The biggest difficulty for the governor was on approach and if this overspeed condition was seen as an irritant one could simply turn the governor off at this point. This condition was mentioned briefly in the manual. The beauty of this device is in the fact that it will save time by not having to set the pitch/throttle curves perfectly both mechanically and electronically. Adjustments to the top pitch will still have to be made in the case of large atmospheric changes in order to get the most from your engine. There are some benefits over my non governed machine. The rpm is more stable in the hover and up top using the GV-1. My mechanical gyro can be set higher without wagging the tail due to smoother engine torque.
With the glow engine the descent overspeeding issue will be less. The glow engine hovers at half stick with a much larger throttle opening than the gas. The gas engine also has more torque. With the two stroke engine governor design the engineers had to avoid the region where inherent engine instability occurs at lower throttle openings by not allowing the throttle to operate this area all the time.
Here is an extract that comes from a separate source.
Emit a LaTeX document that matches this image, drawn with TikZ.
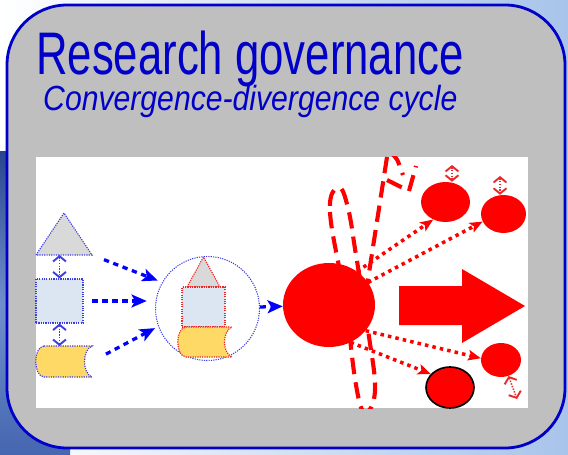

This restriction is why the deadband is so much wider under this condition. Simply modifying (lowering) this one condition and calling it a gas version would surely benefit the G-23 engine.
While my ungoverned helicopter out performed the GV-1 in some regards, I have seen many models around that this unit should be fitted to. I see numerous beginner to intermediate flyers fumbling along with radio adjustments, to which this unit might be a “god send”. For the 3-D types I think this unit will be very popular. For the person well versed in pitch and throttle curves, the GV-1 governor becomes a very interesting and flexible toy, second in priority to the purchase of a piezo gyro. I’ll be pleased if you’ve enjoyed this and hopefully I have given you an insight into model helicopter governors.